**TASK GOAL**
Omit every picture and return the rest of the data unaltered.

-- BEGIN DATASET CONTENT --

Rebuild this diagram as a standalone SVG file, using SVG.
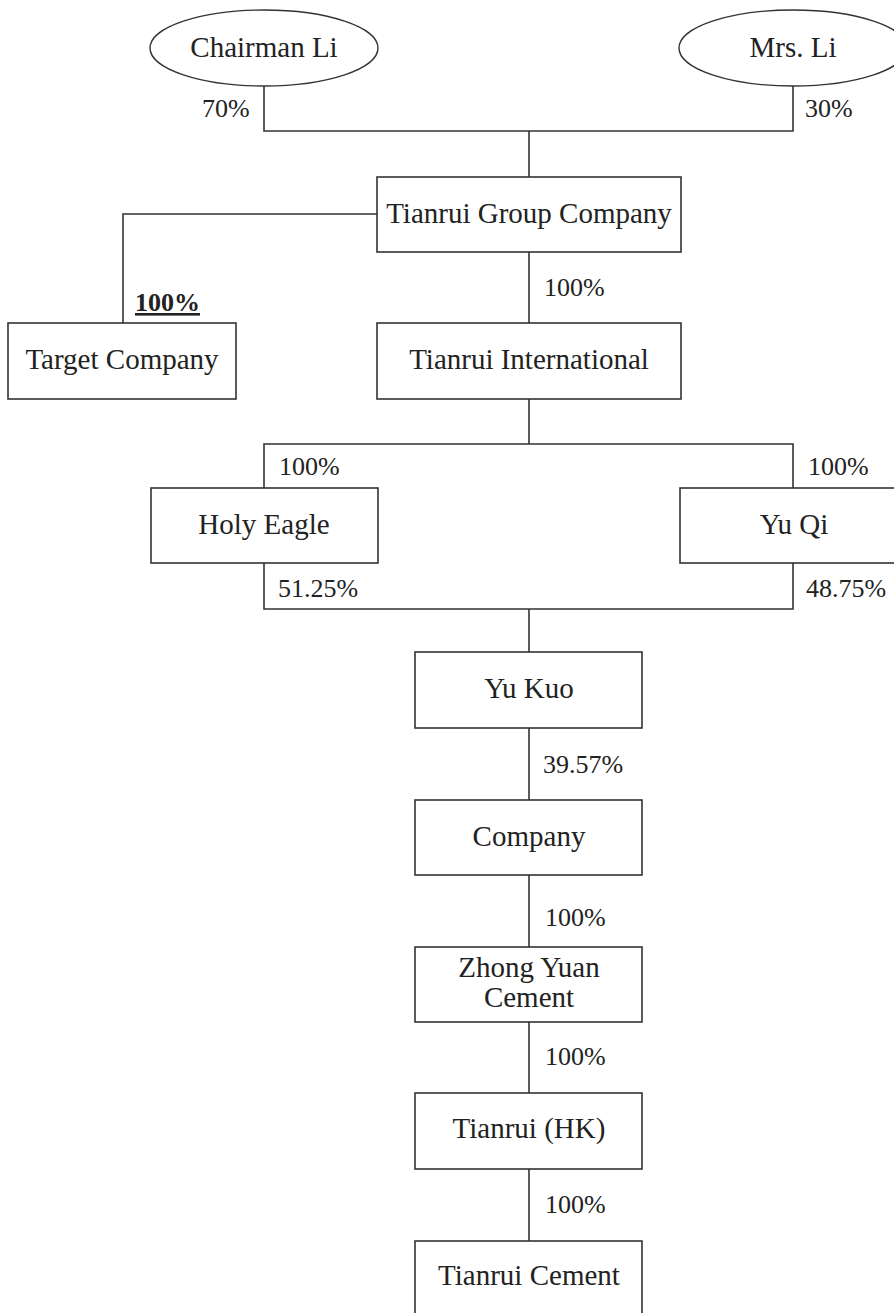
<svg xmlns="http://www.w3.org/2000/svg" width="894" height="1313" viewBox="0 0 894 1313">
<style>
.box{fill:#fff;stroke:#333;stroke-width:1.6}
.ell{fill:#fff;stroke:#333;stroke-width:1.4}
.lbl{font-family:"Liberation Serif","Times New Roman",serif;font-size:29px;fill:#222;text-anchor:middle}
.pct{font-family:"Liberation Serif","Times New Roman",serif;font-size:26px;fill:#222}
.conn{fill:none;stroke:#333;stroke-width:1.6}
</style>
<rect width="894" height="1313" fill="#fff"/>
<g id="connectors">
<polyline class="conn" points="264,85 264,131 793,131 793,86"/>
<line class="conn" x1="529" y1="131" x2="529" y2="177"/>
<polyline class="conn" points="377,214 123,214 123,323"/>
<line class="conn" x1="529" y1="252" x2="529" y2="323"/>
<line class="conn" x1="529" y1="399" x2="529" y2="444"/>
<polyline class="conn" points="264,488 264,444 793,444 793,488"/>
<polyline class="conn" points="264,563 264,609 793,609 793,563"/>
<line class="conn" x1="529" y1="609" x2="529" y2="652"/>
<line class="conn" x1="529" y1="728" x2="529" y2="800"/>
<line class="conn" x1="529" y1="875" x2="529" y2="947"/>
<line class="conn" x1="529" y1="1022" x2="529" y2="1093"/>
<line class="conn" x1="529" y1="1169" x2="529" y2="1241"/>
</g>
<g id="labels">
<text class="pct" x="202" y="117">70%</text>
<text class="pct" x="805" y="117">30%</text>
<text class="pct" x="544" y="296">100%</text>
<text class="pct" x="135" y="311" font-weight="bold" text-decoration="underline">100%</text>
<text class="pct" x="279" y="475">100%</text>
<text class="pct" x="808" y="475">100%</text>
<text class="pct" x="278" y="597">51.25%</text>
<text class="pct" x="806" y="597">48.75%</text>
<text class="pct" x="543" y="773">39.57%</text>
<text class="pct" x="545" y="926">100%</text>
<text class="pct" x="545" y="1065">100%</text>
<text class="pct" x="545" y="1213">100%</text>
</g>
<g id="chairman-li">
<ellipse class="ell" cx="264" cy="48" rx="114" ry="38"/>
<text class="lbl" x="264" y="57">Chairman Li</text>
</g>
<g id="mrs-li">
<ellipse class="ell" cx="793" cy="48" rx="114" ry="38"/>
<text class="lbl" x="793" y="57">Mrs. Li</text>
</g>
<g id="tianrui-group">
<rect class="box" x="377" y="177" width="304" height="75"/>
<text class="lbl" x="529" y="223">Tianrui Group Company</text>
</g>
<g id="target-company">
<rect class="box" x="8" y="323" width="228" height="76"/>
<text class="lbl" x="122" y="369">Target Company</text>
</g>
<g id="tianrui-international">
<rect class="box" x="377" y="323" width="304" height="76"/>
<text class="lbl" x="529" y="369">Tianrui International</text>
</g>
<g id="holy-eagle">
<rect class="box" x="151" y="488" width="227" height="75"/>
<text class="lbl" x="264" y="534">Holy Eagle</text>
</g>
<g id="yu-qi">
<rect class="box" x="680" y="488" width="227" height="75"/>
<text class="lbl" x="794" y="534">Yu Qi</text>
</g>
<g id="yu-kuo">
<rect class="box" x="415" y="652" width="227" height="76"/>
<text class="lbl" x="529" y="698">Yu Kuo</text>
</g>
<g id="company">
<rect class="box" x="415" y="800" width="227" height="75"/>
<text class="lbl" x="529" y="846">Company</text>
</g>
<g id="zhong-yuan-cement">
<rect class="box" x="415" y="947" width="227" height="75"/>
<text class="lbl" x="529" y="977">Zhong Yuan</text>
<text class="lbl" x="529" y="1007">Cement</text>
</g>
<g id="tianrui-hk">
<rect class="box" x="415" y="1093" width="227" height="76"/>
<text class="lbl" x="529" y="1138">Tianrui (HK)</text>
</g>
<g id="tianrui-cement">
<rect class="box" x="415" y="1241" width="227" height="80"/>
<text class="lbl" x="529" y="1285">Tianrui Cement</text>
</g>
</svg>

-- END DATASET CONTENT --

**OUTPUT BELOW**
Rebuild this diagram as a standalone SVG file, using SVG.
<svg xmlns="http://www.w3.org/2000/svg" width="894" height="1313" viewBox="0 0 894 1313">
<style>
.box{fill:#fff;stroke:#333;stroke-width:1.6}
.ell{fill:#fff;stroke:#333;stroke-width:1.4}
.lbl{font-family:"Liberation Serif","Times New Roman",serif;font-size:29px;fill:#222;text-anchor:middle}
.pct{font-family:"Liberation Serif","Times New Roman",serif;font-size:26px;fill:#222}
.conn{fill:none;stroke:#333;stroke-width:1.6}
</style>
<rect width="894" height="1313" fill="#fff"/>
<g id="connectors">
<polyline class="conn" points="264,85 264,131 793,131 793,86"/>
<line class="conn" x1="529" y1="131" x2="529" y2="177"/>
<polyline class="conn" points="377,214 123,214 123,323"/>
<line class="conn" x1="529" y1="252" x2="529" y2="323"/>
<line class="conn" x1="529" y1="399" x2="529" y2="444"/>
<polyline class="conn" points="264,488 264,444 793,444 793,488"/>
<polyline class="conn" points="264,563 264,609 793,609 793,563"/>
<line class="conn" x1="529" y1="609" x2="529" y2="652"/>
<line class="conn" x1="529" y1="728" x2="529" y2="800"/>
<line class="conn" x1="529" y1="875" x2="529" y2="947"/>
<line class="conn" x1="529" y1="1022" x2="529" y2="1093"/>
<line class="conn" x1="529" y1="1169" x2="529" y2="1241"/>
</g>
<g id="labels">
<text class="pct" x="202" y="117">70%</text>
<text class="pct" x="805" y="117">30%</text>
<text class="pct" x="544" y="296">100%</text>
<text class="pct" x="135" y="311" font-weight="bold" text-decoration="underline">100%</text>
<text class="pct" x="279" y="475">100%</text>
<text class="pct" x="808" y="475">100%</text>
<text class="pct" x="278" y="597">51.25%</text>
<text class="pct" x="806" y="597">48.75%</text>
<text class="pct" x="543" y="773">39.57%</text>
<text class="pct" x="545" y="926">100%</text>
<text class="pct" x="545" y="1065">100%</text>
<text class="pct" x="545" y="1213">100%</text>
</g>
<g id="chairman-li">
<ellipse class="ell" cx="264" cy="48" rx="114" ry="38"/>
<text class="lbl" x="264" y="57">Chairman Li</text>
</g>
<g id="mrs-li">
<ellipse class="ell" cx="793" cy="48" rx="114" ry="38"/>
<text class="lbl" x="793" y="57">Mrs. Li</text>
</g>
<g id="tianrui-group">
<rect class="box" x="377" y="177" width="304" height="75"/>
<text class="lbl" x="529" y="223">Tianrui Group Company</text>
</g>
<g id="target-company">
<rect class="box" x="8" y="323" width="228" height="76"/>
<text class="lbl" x="122" y="369">Target Company</text>
</g>
<g id="tianrui-international">
<rect class="box" x="377" y="323" width="304" height="76"/>
<text class="lbl" x="529" y="369">Tianrui International</text>
</g>
<g id="holy-eagle">
<rect class="box" x="151" y="488" width="227" height="75"/>
<text class="lbl" x="264" y="534">Holy Eagle</text>
</g>
<g id="yu-qi">
<rect class="box" x="680" y="488" width="227" height="75"/>
<text class="lbl" x="794" y="534">Yu Qi</text>
</g>
<g id="yu-kuo">
<rect class="box" x="415" y="652" width="227" height="76"/>
<text class="lbl" x="529" y="698">Yu Kuo</text>
</g>
<g id="company">
<rect class="box" x="415" y="800" width="227" height="75"/>
<text class="lbl" x="529" y="846">Company</text>
</g>
<g id="zhong-yuan-cement">
<rect class="box" x="415" y="947" width="227" height="75"/>
<text class="lbl" x="529" y="977">Zhong Yuan</text>
<text class="lbl" x="529" y="1007">Cement</text>
</g>
<g id="tianrui-hk">
<rect class="box" x="415" y="1093" width="227" height="76"/>
<text class="lbl" x="529" y="1138">Tianrui (HK)</text>
</g>
<g id="tianrui-cement">
<rect class="box" x="415" y="1241" width="227" height="80"/>
<text class="lbl" x="529" y="1285">Tianrui Cement</text>
</g>
</svg>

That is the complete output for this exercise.